— start of AVAILABLE DATA —

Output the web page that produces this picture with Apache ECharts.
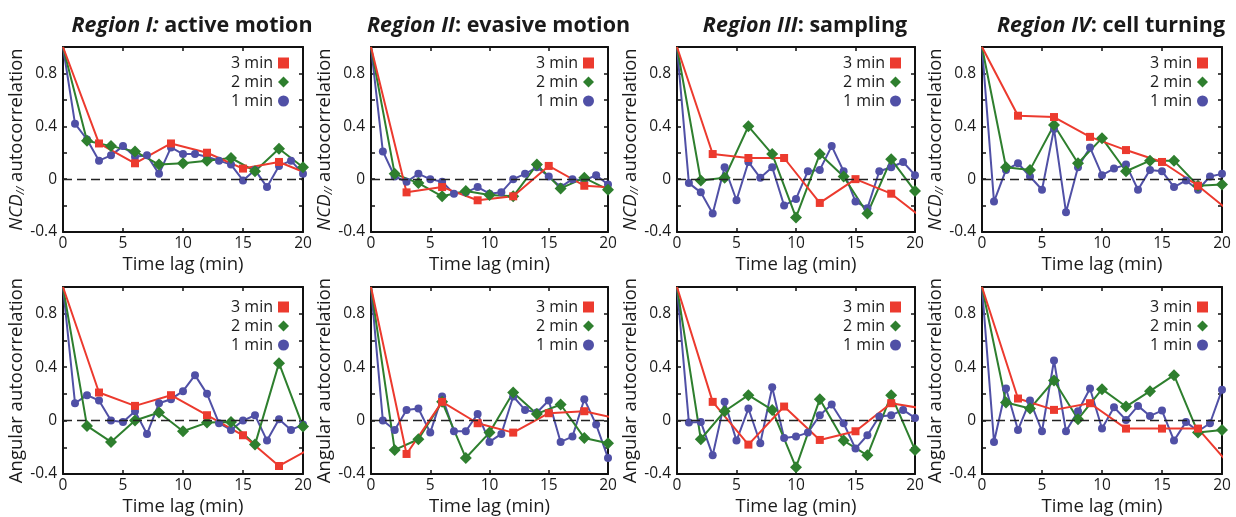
<!DOCTYPE html>
<html><head><meta charset="utf-8">
<script src="https://cdn.jsdelivr.net/npm/echarts@6/dist/echarts.min.js"></script>
<style>html,body{margin:0;padding:0;background:#fff}#c{width:1236px;height:517px}</style>
</head><body><div id="c"></div>
<script>
// time lags (min) for each sampling interval
const lag1 = [0,1,2,3,4,5,6,7,8,9,10,11,12,13,14,15,16,17,18,19,20];
const lag2 = [0,2,4,6,8,10,12,14,16,18,20];
const lag3 = [0,3,6,9,12,15,18,21];

const titles = [
  ['Region I:', ' active motion'],
  ['Region II', ': evasive motion'],
  ['Region III', ': sampling'],
  ['Region IV', ': cell turning']
];
const legendNames = ['3 min', '2 min', '1 min'];
const yTickLabels = ['-0.4', '0', '0.4', '0.8'];
const xTickLabels = ['0', '5', '10', '15', '20'];

// NCD// autocorrelation (top row)
const ncdI_1 = [1.0,0.42,0.30,0.14,0.18,0.25,0.17,0.18,0.04,0.24,0.19,0.19,0.17,0.14,0.11,-0.01,0.07,-0.06,0.10,0.14,0.04];
const ncdI_2 = [1.0,0.29,0.25,0.21,0.11,0.12,0.14,0.16,0.06,0.23,0.09];
const ncdI_3 = [1.0,0.27,0.12,0.27,0.20,0.08,0.13,0.02];

const ncdII_1 = [1.0,0.21,0.02,-0.02,0.04,0.0,-0.02,-0.11,-0.10,-0.06,-0.11,-0.10,0.0,0.04,0.09,0.02,-0.06,0.0,-0.01,0.03,-0.04];
const ncdII_2 = [1.0,0.04,-0.03,-0.13,-0.09,-0.12,-0.13,0.11,-0.07,0.01,-0.08];
const ncdII_3 = [1.0,-0.10,-0.06,-0.16,-0.13,0.10,-0.05,-0.065];

const ncdIII_1 = [1.0,-0.03,-0.10,-0.26,0.09,-0.16,0.13,0.01,0.09,-0.20,-0.15,0.06,0.07,0.25,0.06,-0.17,-0.22,0.06,0.09,0.13,0.03];
const ncdIII_2 = [1.0,-0.01,0.01,0.40,0.19,-0.29,0.19,0.02,-0.26,0.15,-0.09];
const ncdIII_3 = [1.0,0.19,0.16,0.16,-0.18,0.0,-0.11,-0.32];

const ncdIV_1 = [1.0,-0.17,0.07,0.12,0.02,-0.08,0.38,-0.25,0.09,0.24,0.03,0.08,0.11,-0.08,0.07,0.06,-0.06,-0.01,-0.08,0.02,0.04];
const ncdIV_2 = [1.0,0.09,0.07,0.41,0.12,0.31,0.06,0.14,0.14,-0.05,-0.04];
const ncdIV_3 = [1.0,0.48,0.47,0.32,0.22,0.13,-0.05,-0.27];

// Angular autocorrelation (bottom row)
const angI_1 = [1.0,0.13,0.19,0.15,0.0,-0.01,0.07,-0.10,0.13,0.16,0.22,0.34,0.20,-0.02,-0.07,0.0,0.04,-0.15,0.01,-0.07,-0.03];
const angI_2 = [1.0,-0.04,-0.16,0.0,0.06,-0.08,-0.015,-0.01,-0.18,0.43,-0.045];
const angI_3 = [1.0,0.21,0.11,0.19,0.04,-0.11,-0.34,-0.19];

const angII_1 = [1.0,0.0,-0.07,0.08,0.09,-0.09,0.18,-0.08,-0.08,0.05,-0.16,-0.10,0.18,0.08,0.06,0.15,-0.16,-0.12,0.16,-0.03,-0.28];
const angII_2 = [1.0,-0.22,-0.14,0.14,-0.28,-0.09,0.21,0.05,0.12,-0.13,-0.17];
const angII_3 = [1.0,-0.25,0.14,-0.02,-0.09,0.055,0.07,0.01];

const angIII_1 = [1.0,-0.015,-0.01,-0.26,0.14,-0.15,0.09,-0.17,0.25,-0.13,-0.12,-0.09,0.04,0.12,-0.02,-0.21,-0.11,0.03,0.04,0.08,0.02];
const angIII_2 = [1.0,-0.14,0.07,0.19,0.08,-0.35,0.16,-0.15,-0.26,0.19,-0.22];
const angIII_3 = [1.0,0.14,-0.18,0.105,-0.145,-0.08,0.13,0.085];

const angIV_1 = [1.0,-0.16,0.24,-0.07,0.15,-0.08,0.45,-0.08,0.07,0.24,-0.06,0.10,0.005,0.11,0.035,0.075,-0.15,-0.01,-0.08,-0.02,0.23];
const angIV_2 = [1.0,0.135,0.09,0.30,0.01,0.235,0.105,0.22,0.34,-0.09,-0.07];
const angIV_3 = [1.0,0.165,0.08,0.13,-0.06,-0.06,-0.06,-0.37];

const panels = [
  [ncdI_1, ncdI_2, ncdI_3], [ncdII_1, ncdII_2, ncdII_3], [ncdIII_1, ncdIII_2, ncdIII_3], [ncdIV_1, ncdIV_2, ncdIV_3],
  [angI_1, angI_2, angI_3], [angII_1, angII_2, angII_3], [angIII_1, angIII_2, angIII_3], [angIV_1, angIV_2, angIV_3]
];

const FONT = 'Open Sans';
const TXT = '#1a1a1a';
const RED = '#ec3a2e', GREEN = '#2e7f2e', BLUE = '#5050a6';
const colLeft = [63, 371, 677, 982];
const colWidth = [240, 237, 238, 240];
const rowTop = [47, 287];
const rowHeight = [185, 187];
const legendTop = [55, 299];
const W = 1236;

const grid = [], xAxis = [], yAxis = [], series = [], legend = [], title = [];

// first point (lag 0) is drawn as part of the line only, without a marker
function zip(xs, ys) {
  return ys.map((y, i) => i === 0 ? { value: [xs[i], y], symbol: 'none' } : [xs[i], y]);
}

for (let p = 0; p < 8; p++) {
  const r = Math.floor(p / 4), c = p % 4;
  grid.push({ left: colLeft[c], top: rowTop[r], width: colWidth[c], height: rowHeight[r], containLabel: false });
  const axLine = { show: true, onZero: false, lineStyle: { color: '#111', width: 2 } };
  const tick = { show: true, inside: true, length: 4, lineStyle: { color: '#111', width: 1.5 } };
  xAxis.push({
    type: 'value', gridIndex: p, min: 0, max: 20, interval: 5, position: 'bottom',
    axisLine: axLine, axisTick: tick, splitLine: { show: false },
    axisLabel: { color: TXT, fontFamily: FONT, fontSize: 15.5, margin: 4,
      formatter: v => xTickLabels[Math.round(v / 5)] },
    name: 'Time lag (min)', nameLocation: 'middle', nameGap: 23,
    nameTextStyle: { color: TXT, fontFamily: FONT, fontSize: 18.5 }
  });
  xAxis.push({
    type: 'value', gridIndex: p, min: 0, max: 20, interval: 5, position: 'top',
    axisLine: axLine, axisTick: tick, splitLine: { show: false }, axisLabel: { show: false }
  });
  const yName = r === 0 ? '{i|NCD}{s|//}{n| autocorrelation}' : 'Angular autocorrelation';
  yAxis.push({
    type: 'value', gridIndex: p, min: -0.4, max: 1.0, interval: 0.2, position: 'left',
    axisLine: axLine, axisTick: tick, splitLine: { show: false },
    axisLabel: { color: TXT, fontFamily: FONT, fontSize: 15.5, margin: 6,
      formatter: v => { const k = Math.round(v * 10); return (k % 4 === 0 && k < 10) ? yTickLabels[(k + 4) / 4] : ''; } },
    name: yName, nameLocation: 'middle', nameGap: 35, nameRotate: 90,
    nameTextStyle: { color: TXT, fontFamily: FONT, fontSize: 18.5,
      rich: {
        i: { fontFamily: FONT, fontSize: 18.5, fontStyle: 'italic', color: TXT },
        s: { fontFamily: FONT, fontSize: 11, fontStyle: 'italic', color: TXT, verticalAlign: 'bottom', padding: [7, 0, 0, 0] },
        n: { fontFamily: FONT, fontSize: 18.5, color: TXT }
      } }
  });
  yAxis.push({
    type: 'value', gridIndex: p, min: -0.4, max: 1.0, interval: 0.2, position: 'right',
    axisLine: axLine, axisTick: tick, splitLine: { show: false }, axisLabel: { show: false }
  });
  const xi = p * 2, yi = p * 2;
  const [d1, d2, d3] = panels[p];
  series.push({
    name: '1 min', type: 'line', xAxisIndex: xi, yAxisIndex: yi, data: zip(lag1, d1),
    symbol: 'circle', symbolSize: 8, color: BLUE, lineStyle: { width: 2, color: BLUE },
    itemStyle: { color: BLUE }, clip: true, animation: false,
    markLine: { silent: true, symbol: 'none', animation: false, label: { show: false },
      lineStyle: { color: '#222', type: [9, 5], width: 1.3 }, data: [{ yAxis: 0 }] }
  });
  series.push({
    name: '2 min', type: 'line', xAxisIndex: xi, yAxisIndex: yi, data: zip(lag2, d2),
    symbol: 'diamond', symbolSize: 12, color: GREEN, lineStyle: { width: 2, color: GREEN },
    itemStyle: { color: GREEN }, clip: true, animation: false
  });
  series.push({
    name: '3 min', type: 'line', xAxisIndex: xi, yAxisIndex: yi, data: zip(lag3, d3),
    symbol: 'rect', symbolSize: 8, color: RED, lineStyle: { width: 2, color: RED },
    itemStyle: { color: RED }, clip: true, animation: false
  });
  const right = W - (colLeft[c] + colWidth[c] - 14);
  legend.push({
    orient: 'vertical', align: 'right', right: right, top: legendTop[r], padding: 0,
    itemWidth: 11, itemHeight: 11, itemGap: 3, selectedMode: false,
    textStyle: { color: TXT, fontFamily: FONT, fontSize: 16, lineHeight: 15.5 },
    data: [
      { name: legendNames[0], icon: 'rect', itemStyle: { color: RED } },
      { name: legendNames[1], icon: 'diamond', itemStyle: { color: GREEN } },
      { name: legendNames[2], icon: 'circle', itemStyle: { color: BLUE } }
    ]
  });
  if (r === 0) {
    const t = titles[c];
    title.push({
      text: '{bi|' + t[0] + '}{b|' + t[1] + '}',
      left: colLeft[c] + colWidth[c] / 2 + 4, top: 10, textAlign: 'center',
      textStyle: { rich: {
        bi: { fontFamily: FONT, fontSize: 21.5, fontWeight: 'bold', fontStyle: 'italic', color: TXT },
        b: { fontFamily: FONT, fontSize: 21.5, fontWeight: 'bold', color: TXT }
      } }
    });
  }
}

const chart = echarts.init(document.getElementById('c'), null, { renderer: 'canvas' });
chart.setOption({ backgroundColor: '#fff', animation: false, title, grid, xAxis, yAxis, series, legend });
</script></body></html>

— end of AVAILABLE DATA —

Return only the lines from the start of the data through the line that contains "const ncdII_3 = [1.0,-0.10,-0.06,-0.16,-0.13,0.10,-0.05,-0.065];", please, copying them exactly and omitting all pictures.

Output the web page that produces this picture with Apache ECharts.
<!DOCTYPE html>
<html><head><meta charset="utf-8">
<script src="https://cdn.jsdelivr.net/npm/echarts@6/dist/echarts.min.js"></script>
<style>html,body{margin:0;padding:0;background:#fff}#c{width:1236px;height:517px}</style>
</head><body><div id="c"></div>
<script>
// time lags (min) for each sampling interval
const lag1 = [0,1,2,3,4,5,6,7,8,9,10,11,12,13,14,15,16,17,18,19,20];
const lag2 = [0,2,4,6,8,10,12,14,16,18,20];
const lag3 = [0,3,6,9,12,15,18,21];

const titles = [
  ['Region I:', ' active motion'],
  ['Region II', ': evasive motion'],
  ['Region III', ': sampling'],
  ['Region IV', ': cell turning']
];
const legendNames = ['3 min', '2 min', '1 min'];
const yTickLabels = ['-0.4', '0', '0.4', '0.8'];
const xTickLabels = ['0', '5', '10', '15', '20'];

// NCD// autocorrelation (top row)
const ncdI_1 = [1.0,0.42,0.30,0.14,0.18,0.25,0.17,0.18,0.04,0.24,0.19,0.19,0.17,0.14,0.11,-0.01,0.07,-0.06,0.10,0.14,0.04];
const ncdI_2 = [1.0,0.29,0.25,0.21,0.11,0.12,0.14,0.16,0.06,0.23,0.09];
const ncdI_3 = [1.0,0.27,0.12,0.27,0.20,0.08,0.13,0.02];

const ncdII_1 = [1.0,0.21,0.02,-0.02,0.04,0.0,-0.02,-0.11,-0.10,-0.06,-0.11,-0.10,0.0,0.04,0.09,0.02,-0.06,0.0,-0.01,0.03,-0.04];
const ncdII_2 = [1.0,0.04,-0.03,-0.13,-0.09,-0.12,-0.13,0.11,-0.07,0.01,-0.08];
const ncdII_3 = [1.0,-0.10,-0.06,-0.16,-0.13,0.10,-0.05,-0.065];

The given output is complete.